··· SUPPLIED INFORMATION ···

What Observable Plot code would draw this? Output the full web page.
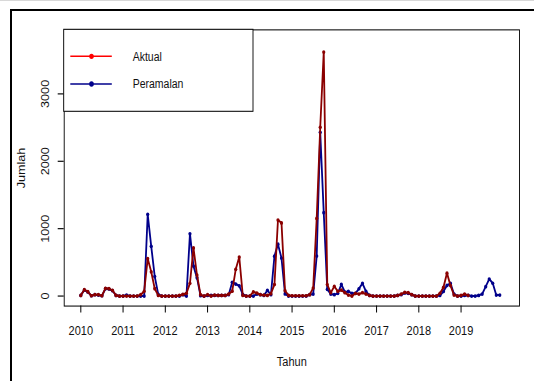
<!DOCTYPE html>
<html><head><meta charset="utf-8">
<script src="https://cdn.jsdelivr.net/npm/d3@7"></script>
<script src="https://cdn.jsdelivr.net/npm/@observablehq/plot@0.6"></script>
<style>
html,body{margin:0;padding:0;background:#fff;}
#wrap{position:relative;width:534px;height:381px;overflow:hidden;background:#fff;}
#topline{position:absolute;left:0;top:0;width:534px;height:1px;background:#d8d8d8;}
#frame{position:absolute;left:10px;top:9px;width:700px;height:600px;border-left:2px solid #000;border-top:2px solid #000;}
#chart{position:absolute;left:0;top:0;}
#chart svg{transform:scale(1,1.15);transform-origin:0 0;display:block;overflow:visible;}
</style></head><body>
<div id="wrap"><div id="topline"></div><div id="frame"></div><div id="chart"></div></div>
<script>
// ---- data (monthly, starting Jan 2010) ----
const startYear = 2010;
const aktual = [
  10, 95, 65, 5, 20, 20, 5, 115, 110, 85, 10, 0,          // 2010
  0, 0, 0, 0, 0, 20, 70, 555, 360, 110, 10, 0,            // 2011
  0, 0, 0, 0, 10, 25, 40, 190, 715, 312, 20, 0,           // 2012
  20, 0, 15, 10, 10, 10, 30, 72, 396, 580, 10, 0,         // 2013
  0, 62, 45, 20, 15, 10, 35, 172, 1129, 1085, 80, 10,     // 2014
  5, 5, 5, 5, 5, 20, 120, 1152, 2505, 3620, 170, 50,      // 2015
  145, 70, 89, 50, 15, 0, 40, 30, 50, 30, 10, 0,          // 2016
  0, 0, 0, 0, 0, 0, 10, 30, 55, 50, 20, 0,                // 2017
  0, 0, 0, 0, 0, 0, 40, 129, 340, 155, 15, 0,             // 2018
  10, 30, 10                                              // 2019
];
const peramalan = [
  10, 90, 60, 5, 20, 15, 5, 110, 105, 80, 10, 0,          // 2010
  0, 15, 0, 0, 0, 0, 0, 1213, 738, 290, 25, 0,            // 2011
  0, 0, 0, 0, 0, 20, 0, 925, 445, 270, 5, 0,              // 2012
  10, 10, 10, 10, 10, 10, 20, 205, 178, 152, 25, 0,       // 2013
  0, 0, 30, 20, 10, 85, 20, 592, 770, 564, 32, 0,         // 2014
  0, 0, 0, 0, 0, 20, 30, 594, 2430, 1238, 100, 30,        // 2015
  20, 40, 173, 59, 69, 40, 40, 109, 188, 69, 10, 0,       // 2016
  0, 0, 0, 0, 0, 0, 10, 20, 45, 40, 20, 0,                // 2017
  0, 0, 0, 0, 0, 0, 10, 69, 158, 188, 30, 0,              // 2018
  0, 10, 10, 0, 0, 10, 30, 140, 252, 190, 15, 15          // 2019
];
const xTicks = [2010, 2011, 2012, 2013, 2014, 2015, 2016, 2017, 2018, 2019];
const yTicks = [0, 1000, 2000, 3000];
const seriesNames = ["Aktual", "Peramalan"];
const lineColors = ["#8B0000", "#00008B"];
const legendColors = ["#FF0000", "#00008B"];
const xTitle = "Tahun";
const yTitle = "Jumlah";

// ---- layout ----
const S = 1.15;             // vertical stretch of the reference image
const W = 534, H = 381, H0 = H / S;
const boxL = 63.7, boxR = 519, boxT = 29.3 / S, boxB = 305.5 / S;

const toRows = (arr, name) => arr.map((v, i) => ({t: startYear + i / 12, v, s: name}));
const dA = toRows(aktual, seriesNames[0]);
const dP = toRows(peramalan, seriesNames[1]);

const chart = Plot.plot({
  width: W, height: H0,
  marginLeft: boxL, marginRight: W - boxR, marginTop: boxT, marginBottom: H0 - boxB,
  x: {domain: [2009.607, 2020.383]},
  y: {domain: [-148.5, 3950]},
  style: {fontFamily: "'Liberation Sans', Arial, sans-serif", fontSize: "11px", color: "#111", background: "transparent"},
  marks: [
    Plot.line(dP, {x: "t", y: "v", stroke: lineColors[1], strokeWidth: 1.8}),
    Plot.dot(dP, {x: "t", y: "v", r: 1.6, fill: lineColors[1]}),
    Plot.line(dA, {x: "t", y: "v", stroke: lineColors[0], strokeWidth: 1.8}),
    Plot.dot(dA, {x: "t", y: "v", r: 1.6, fill: lineColors[0]}),
    Plot.frame({stroke: "#000", strokeWidth: 0.9}),
    Plot.axisX({ticks: xTicks, tickSize: 6.1, tickPadding: 11.3, tickFormat: d => String(d),
      label: xTitle, labelAnchor: "center", labelOffset: 51.9, labelArrow: "none", stroke: "#000"}),
    Plot.axisY({ticks: yTicks, tickSize: 6, tickPadding: 9.5, tickRotate: -90, tickFormat: d => String(d),
      label: yTitle, labelAnchor: "center", labelOffset: 47.2, labelArrow: "none", stroke: "#000"})
  ]
});
document.getElementById("chart").appendChild(chart);

// ---- legend (R-style box, top-left of plot region) ----
const svg = d3.select(chart);
const lg = svg.append("g")
  .attr("font-family", "'Liberation Sans', Arial, sans-serif")
  .attr("font-size", 10.5)
  .attr("text-anchor", "start");
const lgTop = boxT, lgBottom = 111.3 / S;
lg.append("rect").attr("x", boxL).attr("y", lgTop).attr("width", 253 - boxL).attr("height", lgBottom - lgTop)
  .attr("fill", "#fff").attr("stroke", "#000").attr("stroke-width", 0.9);
const rowsY = [56.3 / S, 84 / S];
seriesNames.forEach((name, i) => {
  lg.append("line").attr("x1", 70.3).attr("x2", 111.8).attr("y1", rowsY[i]).attr("y2", rowsY[i])
    .attr("stroke", legendColors[i]).attr("stroke-width", 1.2);
  lg.append("circle").attr("cx", 91.5).attr("cy", rowsY[i]).attr("r", 2.3).attr("fill", legendColors[i]);
  lg.append("text").attr("x", 132.7).attr("y", rowsY[i]).attr("dy", "0.35em")
    .attr("text-anchor", "start").attr("fill", "#111").text(name);
});
</script>
</body></html>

···

### PROBLEM
Every line of the material is to be quoted exactly, with no pictures carried over.

### CORRECT OUTPUT
What Observable Plot code would draw this? Output the full web page.
<!DOCTYPE html>
<html><head><meta charset="utf-8">
<script src="https://cdn.jsdelivr.net/npm/d3@7"></script>
<script src="https://cdn.jsdelivr.net/npm/@observablehq/plot@0.6"></script>
<style>
html,body{margin:0;padding:0;background:#fff;}
#wrap{position:relative;width:534px;height:381px;overflow:hidden;background:#fff;}
#topline{position:absolute;left:0;top:0;width:534px;height:1px;background:#d8d8d8;}
#frame{position:absolute;left:10px;top:9px;width:700px;height:600px;border-left:2px solid #000;border-top:2px solid #000;}
#chart{position:absolute;left:0;top:0;}
#chart svg{transform:scale(1,1.15);transform-origin:0 0;display:block;overflow:visible;}
</style></head><body>
<div id="wrap"><div id="topline"></div><div id="frame"></div><div id="chart"></div></div>
<script>
// ---- data (monthly, starting Jan 2010) ----
const startYear = 2010;
const aktual = [
  10, 95, 65, 5, 20, 20, 5, 115, 110, 85, 10, 0,          // 2010
  0, 0, 0, 0, 0, 20, 70, 555, 360, 110, 10, 0,            // 2011
  0, 0, 0, 0, 10, 25, 40, 190, 715, 312, 20, 0,           // 2012
  20, 0, 15, 10, 10, 10, 30, 72, 396, 580, 10, 0,         // 2013
  0, 62, 45, 20, 15, 10, 35, 172, 1129, 1085, 80, 10,     // 2014
  5, 5, 5, 5, 5, 20, 120, 1152, 2505, 3620, 170, 50,      // 2015
  145, 70, 89, 50, 15, 0, 40, 30, 50, 30, 10, 0,          // 2016
  0, 0, 0, 0, 0, 0, 10, 30, 55, 50, 20, 0,                // 2017
  0, 0, 0, 0, 0, 0, 40, 129, 340, 155, 15, 0,             // 2018
  10, 30, 10                                              // 2019
];
const peramalan = [
  10, 90, 60, 5, 20, 15, 5, 110, 105, 80, 10, 0,          // 2010
  0, 15, 0, 0, 0, 0, 0, 1213, 738, 290, 25, 0,            // 2011
  0, 0, 0, 0, 0, 20, 0, 925, 445, 270, 5, 0,              // 2012
  10, 10, 10, 10, 10, 10, 20, 205, 178, 152, 25, 0,       // 2013
  0, 0, 30, 20, 10, 85, 20, 592, 770, 564, 32, 0,         // 2014
  0, 0, 0, 0, 0, 20, 30, 594, 2430, 1238, 100, 30,        // 2015
  20, 40, 173, 59, 69, 40, 40, 109, 188, 69, 10, 0,       // 2016
  0, 0, 0, 0, 0, 0, 10, 20, 45, 40, 20, 0,                // 2017
  0, 0, 0, 0, 0, 0, 10, 69, 158, 188, 30, 0,              // 2018
  0, 10, 10, 0, 0, 10, 30, 140, 252, 190, 15, 15          // 2019
];
const xTicks = [2010, 2011, 2012, 2013, 2014, 2015, 2016, 2017, 2018, 2019];
const yTicks = [0, 1000, 2000, 3000];
const seriesNames = ["Aktual", "Peramalan"];
const lineColors = ["#8B0000", "#00008B"];
const legendColors = ["#FF0000", "#00008B"];
const xTitle = "Tahun";
const yTitle = "Jumlah";

// ---- layout ----
const S = 1.15;             // vertical stretch of the reference image
const W = 534, H = 381, H0 = H / S;
const boxL = 63.7, boxR = 519, boxT = 29.3 / S, boxB = 305.5 / S;

const toRows = (arr, name) => arr.map((v, i) => ({t: startYear + i / 12, v, s: name}));
const dA = toRows(aktual, seriesNames[0]);
const dP = toRows(peramalan, seriesNames[1]);

const chart = Plot.plot({
  width: W, height: H0,
  marginLeft: boxL, marginRight: W - boxR, marginTop: boxT, marginBottom: H0 - boxB,
  x: {domain: [2009.607, 2020.383]},
  y: {domain: [-148.5, 3950]},
  style: {fontFamily: "'Liberation Sans', Arial, sans-serif", fontSize: "11px", color: "#111", background: "transparent"},
  marks: [
    Plot.line(dP, {x: "t", y: "v", stroke: lineColors[1], strokeWidth: 1.8}),
    Plot.dot(dP, {x: "t", y: "v", r: 1.6, fill: lineColors[1]}),
    Plot.line(dA, {x: "t", y: "v", stroke: lineColors[0], strokeWidth: 1.8}),
    Plot.dot(dA, {x: "t", y: "v", r: 1.6, fill: lineColors[0]}),
    Plot.frame({stroke: "#000", strokeWidth: 0.9}),
    Plot.axisX({ticks: xTicks, tickSize: 6.1, tickPadding: 11.3, tickFormat: d => String(d),
      label: xTitle, labelAnchor: "center", labelOffset: 51.9, labelArrow: "none", stroke: "#000"}),
    Plot.axisY({ticks: yTicks, tickSize: 6, tickPadding: 9.5, tickRotate: -90, tickFormat: d => String(d),
      label: yTitle, labelAnchor: "center", labelOffset: 47.2, labelArrow: "none", stroke: "#000"})
  ]
});
document.getElementById("chart").appendChild(chart);

// ---- legend (R-style box, top-left of plot region) ----
const svg = d3.select(chart);
const lg = svg.append("g")
  .attr("font-family", "'Liberation Sans', Arial, sans-serif")
  .attr("font-size", 10.5)
  .attr("text-anchor", "start");
const lgTop = boxT, lgBottom = 111.3 / S;
lg.append("rect").attr("x", boxL).attr("y", lgTop).attr("width", 253 - boxL).attr("height", lgBottom - lgTop)
  .attr("fill", "#fff").attr("stroke", "#000").attr("stroke-width", 0.9);
const rowsY = [56.3 / S, 84 / S];
seriesNames.forEach((name, i) => {
  lg.append("line").attr("x1", 70.3).attr("x2", 111.8).attr("y1", rowsY[i]).attr("y2", rowsY[i])
    .attr("stroke", legendColors[i]).attr("stroke-width", 1.2);
  lg.append("circle").attr("cx", 91.5).attr("cy", rowsY[i]).attr("r", 2.3).attr("fill", legendColors[i]);
  lg.append("text").attr("x", 132.7).attr("y", rowsY[i]).attr("dy", "0.35em")
    .attr("text-anchor", "start").attr("fill", "#111").text(name);
});
</script>
</body></html>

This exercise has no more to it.